Friday, July 31, 2020

Kentucky’s New E-Cigarette Tax Will Keep Smokers Smoking, and Dying

Under cover of the Covid-19 epidemic, Kentucky lawmakers earlier this year passed an excise tax on cigarettes’ principal competitors: e-cigarettes and vapor products (here).  The tax goes into effect August 1, and amounts to $1.50 on cartridge products and 15% on other vapor products.  That’s significant, as a cartridge equals about a pack of cigarettes, which is taxed by the Commonwealth at $1.10 per pack. 

Tobacco prohibitionists are thrilled.  Dr. Ben Chandler, president of the Foundation for a Healthy Kentucky: “This new tax is clearly a win for health in Kentucky, especially for our adolescents and teens, because it will result in a significant price increase that will deter many of our youth from using dangerous e-cigarette products.” (here ) 

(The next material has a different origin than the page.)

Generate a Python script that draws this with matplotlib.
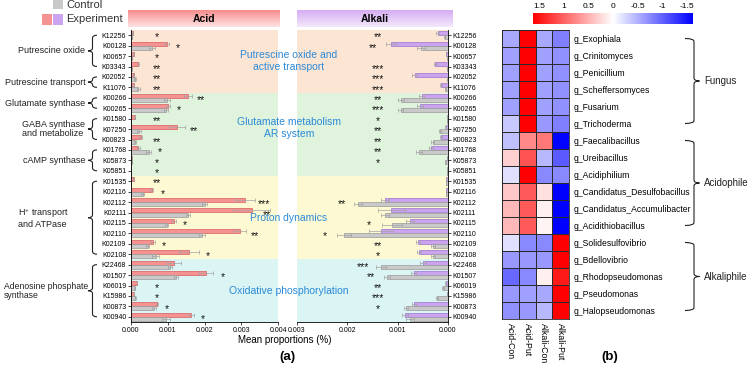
import numpy as np
import matplotlib
matplotlib.use("Agg")
import matplotlib.pyplot as plt
from matplotlib.path import Path
from matplotlib.patches import PathPatch, Rectangle
from matplotlib.colors import Normalize, to_rgb
from matplotlib.cm import ScalarMappable

plt.rcParams['font.family'] = ['Liberation Sans', 'DejaVu Sans']
plt.rcParams['axes.unicode_minus'] = False
plt.rcParams['mathtext.fontset'] = 'custom'
plt.rcParams['mathtext.rm'] = 'Liberation Sans'

W, H = 749, 366

# ------------------------------------------------------------------------------
# data, panel (a)

genes = ["K12256", "K00128", "K00657", "K03343", "K02052", "K11076",
         "K00266", "K00265", "K01580", "K07250", "K00823", "K01768", "K05873", "K05851",
         "K01535", "K02116", "K02112", "K02111", "K02115", "K02110", "K02109", "K02108",
         "K22468", "K01507", "K06019", "K15986", "K00873", "K00940"]

acid_exp = [0.00005, 0.00097, 0.00007, 0.00020, 0.00007, 0.00007,
            0.00155, 0.00100, 0.00010, 0.00125, 0.00026, 0.00020, 0.00002, 0.00001,
            0.00007, 0.00056, 0.00310, 0.00328, 0.00117, 0.00296, 0.00060, 0.00158,
            0.00117, 0.00204, 0.00016, 0.00008, 0.00070, 0.00163]
acid_exp_err = [0.00001, 0.00006, 0.00001, 0.00002, 0.00001, 0.00001,
                0.00010, 0.00005, 0.00001, 0.00022, 0.00004, 0.00004, 0.00001, 0.0,
                0.00001, 0.00005, 0.00028, 0.00050, 0.00005, 0.00016, 0.00005, 0.00027,
                0.00020, 0.00020, 0.00001, 0.00001, 0.00003, 0.00008]
acid_ctrl = [0.00003, 0.00056, 0.00002, 0.00002, 0.00010, 0.00020,
             0.00097, 0.00095, 0.00001, 0.00021, 0.00010, 0.00048, 0.00002, 0.00001,
             0.00001, 0.00032, 0.00200, 0.00155, 0.00097, 0.00193, 0.00046, 0.00067,
             0.00107, 0.00122, 0.00010, 0.00012, 0.00062, 0.00095]
acid_ctrl_err = [0.00001, 0.00008, 0.00001, 0.00001, 0.00003, 0.00004,
                 0.00008, 0.00005, 0.0, 0.00006, 0.00003, 0.00006, 0.00001, 0.0,
                 0.0, 0.00004, 0.00007, 0.00005, 0.00004, 0.00008, 0.00004, 0.00010,
                 0.00005, 0.00005, 0.00002, 0.00002, 0.00006, 0.00010]

alkali_exp = [0.00020, 0.00114, 0.00003, 0.00025, 0.00066, 0.00014,
              0.00052, 0.00056, 0.00002, 0.00004, 0.00014, 0.00034, 0.00002, 0.00001,
              0.00003, 0.00003, 0.00126, 0.00113, 0.00076, 0.00133, 0.00060, 0.00058,
              0.00050, 0.00068, 0.00004, 0.00001, 0.00068, 0.00086]
alkali_exp_err = [0.00003, 0.00010, 0.0, 0.00003, 0.00005, 0.00002,
                  0.00005, 0.00006, 0.0, 0.00001, 0.00002, 0.00004, 0.0, 0.0,
                  0.0, 0.0, 0.00008, 0.00027, 0.00008, 0.00024, 0.00004, 0.00004,
                  0.00006, 0.00005, 0.00001, 0.0, 0.00004, 0.00006]
alkali_ctrl = [0.00006, 0.00053, 0.00002, 0.00002, 0.00002, 0.00005,
               0.00093, 0.00094, 0.00002, 0.00016, 0.00030, 0.00058, 0.00005, 0.00001,
               0.00003, 0.00003, 0.00178, 0.00126, 0.00112, 0.00206, 0.00030, 0.00030,
               0.00133, 0.00122, 0.00010, 0.00022, 0.00083, 0.00076]
alkali_ctrl_err = [0.00001, 0.00008, 0.0, 0.0, 0.0, 0.00001,
                   0.00006, 0.00005, 0.0, 0.00002, 0.00003, 0.00006, 0.00001, 0.0,
                   0.0, 0.0, 0.00008, 0.00008, 0.00020, 0.00014, 0.00004, 0.00004,
                   0.00010, 0.00006, 0.00002, 0.00002, 0.00004, 0.00008]

acid_sig = ["*", "*", "*", "**", "**", "**",
            "**", "*", "**", "**", "**", "*", "*", "*",
            "**", "*", "***", "**", "*", "**", "*", "*",
            "", "*", "*", "*", "*", "*"]
alkali_sig = ["**", "**", "", "***", "***", "***",
              "**", "***", "*", "**", "**", "**", "*", "",
              "", "", "**", "", "*", "*", "**", "*",
              "***", "**", "**", "***", "*", ""]

# (label, first row, last row)
function_groups = [("Putrescine oxide", 0, 3),
                   ("Putrescine transport", 4, 5),
                   ("Glutamate synthase", 6, 7),
                   ("GABA synthase\nand metabolize", 8, 10),
                   ("cAMP synthase", 11, 13),
                   ("H$^{+}$ transport\nand ATPase", 14, 21),
                   ("Adenosine phosphate\nsynthase", 22, 27)]
# (label, first row, last row)
pathway_bands = [("Putrescine oxide and\nactive transport", 0, 5),
                 ("Glutamate metabolism\nAR system", 6, 13),
                 ("Proton dynamics", 14, 21),
                 ("Oxidative phosphorylation", 22, 27)]

# ------------------------------------------------------------------------------
# data, panel (b)

genera = ["g_Exophiala", "g_Crinitomyces", "g_Penicillium", "g_Scheffersomyces",
          "g_Fusarium", "g_Trichoderma", "g_Faecalibacillus", "g_Ureibacillus",
          "g_Acidiphilium", "g_Candidatus_Desulfobacillus", "g_Candidatus_Accumulibacter",
          "g_Acidithiobacillus", "g_Solidesulfovibrio", "g_Bdellovibrio",
          "g_Rhodopseudomonas", "g_Pseudomonas", "g_Halopseudomonas"]
samples = ["Acid-Con", "Acid-Put", "Alkali-Con", "Alkali-Put"]
acid_con = [-0.55, -0.6, -0.6, -0.6, -0.6, -0.35, -0.4, 0.3, -0.2, 0.35, 0.45, 0.45,
            -0.2, -0.65, -0.95, -0.65, -0.7]
acid_put = [1.65, 1.65, 1.65, 1.65, 1.65, 1.65, 0.75, 1.1, 1.65, 1.05, 1.05, 1.05,
            -0.75, -0.65, -0.75, -0.6, -0.65]
alkali_con = [-0.55, -0.6, -0.6, -0.6, -0.6, -0.65, 0.85, -0.45, -0.75, 0.2, 0.1, 0.07,
              -0.75, -0.65, 0.1, -0.55, -0.45]
alkali_put = [-0.8, -0.7, -0.7, -0.7, -0.7, -0.8, -1.6, -1.05, -0.75, -1.65, -1.65, -1.65,
              1.65, 1.65, 1.45, 1.65, 1.65]
habitat_groups = [("Fungus", 0, 5), ("Acidophile", 6, 11), ("Alkaliphile", 12, 16)]

# ------------------------------------------------------------------------------
# styles

PINK, PINK_EDGE = "#f59393", "#d95c5c"
PURPLE, PURPLE_EDGE = "#cba4ef", "#9c72cf"
GRAY, GRAY_EDGE = "#c9c9c9", "#9a9a9a"
BANDS = ["#fde5d4", "#e0f3dd", "#fdfad3", "#dbf4f4"]
BLUE_TXT = "#2a8ad8"

TOP, BOTTOM = 30, 322
ROW_H = (BOTTOM - TOP) / len(genes)


def px(x0, y0, x1, y1):
    """figure-pixel box (top-left origin) -> add_axes rect"""
    return [x0 / W, 1 - y1 / H, (x1 - x0) / W, (y1 - y0) / H]


def brace(ax, x_edge, x_spine, x_tip, y0, y1, lw=0.8):
    ym = (y0 + y1) / 2
    r = min(3.0, (y1 - y0) / 4)
    verts = [(x_edge, y0), (x_spine, y0), (x_spine, y0 + r),
             (x_spine, ym - r), (x_spine, ym), (x_tip, ym),
             (x_spine, ym), (x_spine, ym + r),
             (x_spine, y1 - r), (x_spine, y1), (x_edge, y1)]
    codes = [Path.MOVETO, Path.CURVE3, Path.CURVE3, Path.LINETO, Path.CURVE3,
             Path.CURVE3, Path.CURVE3, Path.CURVE3, Path.LINETO, Path.CURVE3,
             Path.CURVE3]
    ax.add_patch(PathPatch(Path(verts, codes), fill=False, lw=lw, color="#222222"))


def bar_panel(ax, exp, exp_err, ctrl, ctrl_err, sig, exp_col, exp_edge, floor, ceil):
    y = np.arange(len(genes))
    ekw = dict(ecolor="#a3a3a3", elinewidth=0.5, capsize=1.3, capthick=0.5)
    ax.barh(y - 0.2, exp, height=0.38, xerr=exp_err, color=exp_col,
            edgecolor=exp_edge, linewidth=0.5, error_kw=ekw, zorder=2)
    ax.barh(y + 0.2, ctrl, height=0.38, xerr=ctrl_err, color=GRAY,
            edgecolor=GRAY_EDGE, linewidth=0.5, error_kw=ekw, zorder=2)
    for i, s in enumerate(sig):
        if not s:
            continue
        top = max(exp[i] + exp_err[i], ctrl[i] + ctrl_err[i])
        xs = min(max(top + 0.00025, floor), ceil)
        ax.text(xs, i + 0.22, s, ha="center", va="center",
                fontsize=7.5, color="#111111", zorder=3)
    for (_, a, b), c in zip(pathway_bands, BANDS):
        ax.axhspan(a - 0.5, b + 0.5, color=c, lw=0, zorder=0)
    ax.set_ylim(len(genes) - 0.5, -0.5)
    ax.set_yticks(y)
    ax.set_yticklabels(genes)
    ax.tick_params(axis="both", labelsize=5, length=2, width=0.5, pad=1.5)
    ax.xaxis.set_major_formatter(plt.FormatStrFormatter("%.3f"))
    for sp in ax.spines.values():
        sp.set_linewidth(0.6)
    ax.spines["top"].set_visible(False)


fig = plt.figure(figsize=(W / 100, H / 100), dpi=100)

# acid panel
ax_acid = fig.add_axes(px(131, TOP, 278, BOTTOM))
bar_panel(ax_acid, acid_exp, acid_exp_err, acid_ctrl, acid_ctrl_err, acid_sig,
          PINK, PINK_EDGE, 0.0007, 0.0037)
ax_acid.set_xlim(0, 0.004)
ax_acid.set_xticks([0, 0.001, 0.002, 0.003, 0.004])
ax_acid.spines["right"].set_visible(False)

# alkali panel
ax_alk = fig.add_axes(px(297, TOP, 448, BOTTOM))
bar_panel(ax_alk, alkali_exp, alkali_exp_err, alkali_ctrl, alkali_ctrl_err, alkali_sig,
          PURPLE, PURPLE_EDGE, 0.0014, 0.0028)
ax_alk.set_xlim(0.003, 0)
ax_alk.set_xticks([0.003, 0.002, 0.001, 0.0])
ax_alk.yaxis.tick_right()
ax_alk.spines["left"].set_visible(False)

# heatmap
ax_hm = fig.add_axes(px(502, 30, 569, 319))
matrix = np.column_stack([acid_con, acid_put, alkali_con, alkali_put])
norm = Normalize(vmin=-1.62, vmax=1.62)
ax_hm.pcolormesh(matrix, cmap="bwr", norm=norm, edgecolors="#2a2a2a", linewidth=0.6)
ax_hm.set_xlim(0, len(samples))
ax_hm.set_ylim(len(genera), 0)
ax_hm.set_xticks(np.arange(len(samples)) + 0.5)
ax_hm.set_xticklabels(samples, rotation=-90, fontsize=6.3)
ax_hm.set_yticks(np.arange(len(genera)) + 0.5)
ax_hm.set_yticklabels(genera, fontsize=6.2)
ax_hm.yaxis.tick_right()
ax_hm.tick_params(length=0, pad=3)
for sp in ax_hm.spines.values():
    sp.set_linewidth(0.6)
    sp.set_color("#2a2a2a")

cax = fig.add_axes(px(533, 13, 693, 24))
cb = fig.colorbar(ScalarMappable(norm=norm, cmap="bwr"), cax=cax, orientation="horizontal")
cb.set_ticks([1.5, 1, 0.5, 0, -0.5, -1, -1.5])
cb.set_ticklabels(["1.5", "1", "0.5", "0", "-0.5", "-1", "-1.5"])
cb.outline.set_visible(False)
cax.invert_xaxis()
cax.xaxis.set_ticks_position("top")
cax.tick_params(length=0, labelsize=6, pad=2)

# ------------------------------------------------------------------------------
# overlay in figure pixels: headers, legend, braces, captions

ov = fig.add_axes([0, 0, 1, 1])
ov.axis("off")


def gradient_box(x0, x1, y0, y1, top_col, bot_col):
    t = np.linspace(0, 1, 32)[:, None, None]
    img = (1 - t) * np.array(to_rgb(top_col)) + t * np.array(to_rgb(bot_col))
    ov.imshow(img, extent=(x0, x1, y1, y0), aspect="auto", origin="upper",
              interpolation="bilinear", zorder=1)


gradient_box(128, 280, 10, 27, "#f78d8d", "#fde2e2")
gradient_box(297, 453, 10, 27, "#d5adf3", "#f3e8fc")
ov.text(204, 18.5, "Acid", ha="center", va="center", fontsize=7.5, fontweight="bold")
ov.text(375, 18.5, "Alkali", ha="center", va="center", fontsize=7.5, fontweight="bold")

# legend
ov.add_patch(Rectangle((53, -1), 10, 10, color=GRAY, lw=0))
ov.add_patch(Rectangle((42, 14), 10, 11, color=PINK, lw=0))
ov.add_patch(Rectangle((53, 14), 10, 11, color=PURPLE, lw=0))
ov.text(66, 4.5, "Control", va="center", fontsize=8, color="#333333")
ov.text(66, 19.5, "Experiment", va="center", fontsize=8, color="#333333")

# function groups on the left (right edge of each label block, in pixels)
label_right = {"H$^{+}$ transport\nand ATPase": 68,
               "Adenosine phosphate\nsynthase": 88}
for label, a, b in function_groups:
    y0 = TOP + (a + 0.5) * ROW_H
    y1 = TOP + (b + 0.5) * ROW_H
    brace(ov, 97, 92.5, 88, y0, y1)
    xr = label_right.get(label, 85.5)
    fs = 6.2 if label.startswith("Adenosine") else 6.5
    ov.text(xr, (y0 + y1) / 2, label, ha="right", va="center", fontsize=fs,
            multialignment="left", color="#222222", linespacing=1.05)

# pathway captions across the two bar panels
for label, a, b in pathway_bands:
    yc = TOP + (a + b + 1) / 2 * ROW_H
    if a == 0:
        yc = 61
    elif a == 6:
        yc = 128
    ov.text(289, yc, label, ha="center", va="center", fontsize=7.5, color=BLUE_TXT,
            linespacing=1.15, zorder=5)

# habitat groups on the right of the heatmap
hm_row = (319 - 30) / len(genera)
for label, a, b in habitat_groups:
    y0 = 30 + (a + 0.5) * hm_row
    y1 = 30 + (b + 0.5) * hm_row
    brace(ov, 685, 694, 699.5, y0, y1)
    ov.text(704, (y0 + y1) / 2, label, ha="left", va="center", fontsize=7,
            color="#222222")

ov.text(285, 340, "Mean proportions (%)", ha="center", va="center", fontsize=7)
ov.text(287, 357, "(a)", ha="center", va="center", fontsize=9.5, fontweight="bold")
ov.text(610, 357, "(b)", ha="center", va="center", fontsize=9.5, fontweight="bold")

ov.set_xlim(0, W)
ov.set_ylim(H, 0)

fig.savefig("out.png", dpi=100, facecolor="w")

Chandler has crusaded for e-cigarette taxes since 2018, when he said that “youth e-cig use is often a gateway to cigarette smoking makes immediate action imperative.”

Wrong.  Current (past-30-day) smoking among Kentucky high schoolers was 26% in 2005 and 24% in 2011, before e-cigarettes were widely available.  In contrast, during the e-cigarette era (2011 to 2017), current smoking dropped from 24% to 14% (here). 

Chandler actually has the facts backwards.  Research co-authored by a University of Kentucky economist two weeks ago concluded that “e-cigarette taxes increase traditional cigarette use” and “this finding has been documented for youth.” (abstract here).  The reason is simple: e-cigarettes and vapor products are effective substitutes for combustible cigarettes. 

Kentucky’s new tax on e-cigarettes guarantees that more Kentuckians will smoke… and die. 

 

Tuesday, July 14, 2020

E-Cigarettes and Respiratory Disease: NO EVIDENCE


Drs. Dharma Bhatta and Stanton Glantz published a study in February’s American Journal of Preventive Medicine claiming that “Use of e-cigarettes is an independent risk factor for respiratory disease in addition to combustible tobacco smoking.” (here)  In a University of California San Francisco press release, Professor Glantz made additional claims: “We concluded that e-cigarettes are harmful on their own, and the effects are independent of smoking conventional tobacco…This study contributes to the growing case that e-cigarettes have long-term adverse effects on health and are making the tobacco epidemic worse.”

Now Cornell University researchers, led by economics professor Don Kenkel, have published a comprehensive re-analysis of that study (here), concluding:

We find no evidence that current or former e-cigarette use is associated with respiratory disease.

Kenkel and his co-authors explain why the Bhatta and Glantz claims are bogus: “The statistical associations that Bhatta and Glantz find between e-cigarette use and respiratory disease are driven by e-cigarette users who are also current or former smokers of combustible tobacco…almost all e-cigarette users were either current or former smokers of combustible tobacco. In the longitudinal analysis sample with 17,601 observations, there were only 12 current e-cigarette users who had never smoked combustible tobacco. None of the 12 respondents had incident (new) respiratory disease.”

In other words, while Bhatta and Glantz asserted that e-cigarettes were an “independent” risk factor for respiratory disease, only 12 vapers had never smoked and none of them developed the illness.

Last year, Bhatta and Glantz claimed in the Journal of the American Heart Association that e-cigarettes cause heart attacks.  Informed by my research group that many of the vapers’ heart attacks occurred years before they picked up their first e-cigarette, JAHA editors retracted that study in February.

It is important to note that Bhatta and Glantz used the same federal grants, totaling $13.6 million, to fund both the retracted JAHA heart attack study and the bogus AJPM respiratory disease study.  As I said in February, massive amounts of taxpayer dollars flowing to U.S. researchers who are anti-tobacco, anti-harm-reduction, in service of the government’s stated objective “to create a world free of tobacco use.”  Still, it is intolerable for public funds to be used in the production of scientifically unsound research.

The re-analysis by Kenkel and colleagues should prompt the American Journal of Preventive Medicine’s editors to revisit their decision to publish Bhatta and Glantz’s latest study.